Gli argomenti affrontati sono vari: si va dalle tematiche amorose, (invocazioni alla donna amata, risentimenti per un amore non corrisposto, lamentazioni per una vita in solitudine), al dolore per la morte d’un caro amico, al disappunto per le inique oppressioni tributarie e alle esortazioni morali e religiose.
Il Canzoniere ispano-sardo e in questo caso l’edizione dei 17 testi “sardi” rappresentano un’opportunità di studio unica nel panorama letterario sardo del XVII secolo, e non solo.
Questi componimenti, inseriti in un contesto, il Seicento, ancora povero di letteratura in lingua sarda, rappresentano una “miniera” ricca d’informazioni: storiche, linguistiche, letterarie, religiose e antropologiche (si noti l’accenno ai nomi di alcuni componenti del costume sardo, come ragas, XIII componimento, o di alcuni recipienti tipici della cucina, quali i musorzos o i malinzones, sempre al XIII componimento). Vengono composti in un secolo denso d’avvenimenti, in cui si va dalle opposizioni nobiliari alle crisi di sussistenza, economiche ed epidemiche, e dalla nascita dell’Università all’intensificarsi del banditismo, e ne offrono un breve quadro. Inoltre “hanno origine” in una regione particolare, in cui gran parte di questi avvenimenti si localizzano, la Gallura del Seicento, in un periodo di crisi in cui la devozione religiosa si fa sentire più forte nel popolo, nel famoso santuario di Nostra Signora di Luogosanto.
L’unicità di questi testi, come già detto, è anche linguistica, attestando per la prima volta nella storia degli studi due componimenti in lingua gallurese, e letteraria, fornendo tipologie metriche utili per l’identificazione di quelle posteriori al XVII secolo.
Inoltre, considerando che i testi non rappresentano un’opera letteraria d’un singolo autore, ma che molto probabilmente circolavano nella cultura orale, possesso di tutta la comunità sarda, anche quella popolare, è notevole osservare, al di là della diretta discendenza dalla lirica volgare occidentale, riscontrabile nelle forme e nelle tematiche, quei numerosi e particolari collegamenti con la letteratura classica e volgare, come ad esempio il riferimento alla figura mitologica di Tantalo, X componimento, o la struttura metrica dei gosos, uguale alle più antiche ballate in settenari, fra cui O iubelo del core di Jacopone da Todi. Del resto questi testi non “sfuggono” neanche agli influssi della lirica petrarchista, europea ed in particolare spagnola. Ciò spiega, persino, i richiami mitologici e le attenzioni per gli oggetti, ma con un aspetto più sobrio, meno cumulativo rispetto alla letteratura barocca, comunque presente attraverso la libertà stilistica e letteraria, le forme metaforiche e l’affiancamento dell’“umile” al “sublime”. Poi, al di là dell’insegnamento religioso rappresentato dai gosos, la recitazione di questi testi nei vari contesti pubblici accentua l’importanza della produzione orale, non solo sarda ma anche romanza, come strumento educativo e comunicativo popolare finanche precursore dei futuri quotidiani.

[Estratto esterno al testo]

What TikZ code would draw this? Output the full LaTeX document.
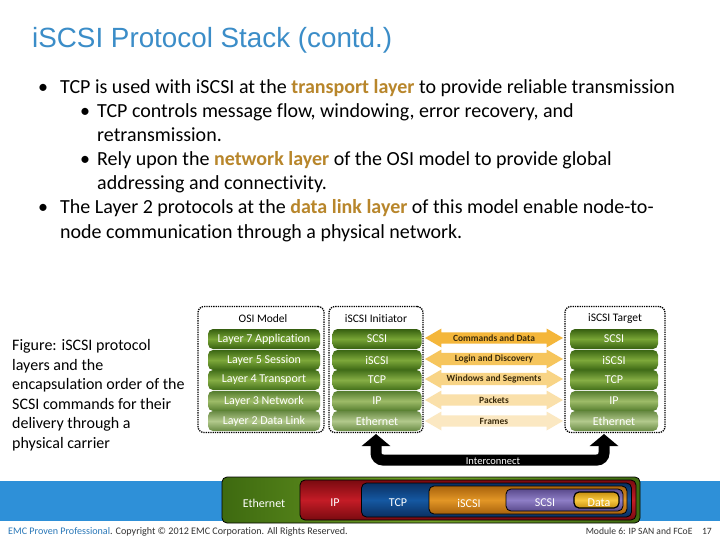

L’importanza del Canzoniere ispano-sardo esige studi che chiariscano meglio il circuito di relazioni che la Sardegna intratteneva col resto d’Europa, evidenziando una situazione di minor isolamento rispetto a quella più volte ribadita nella vecchia storia degli studi.
Come affermavano altri in un articolo apparso nel 2001, in La Grotta della Vipera, riguardante l’edizione degli scrittori sardi, scopo di questo genere di lavori deve essere il sapere divulgativo e non elitario.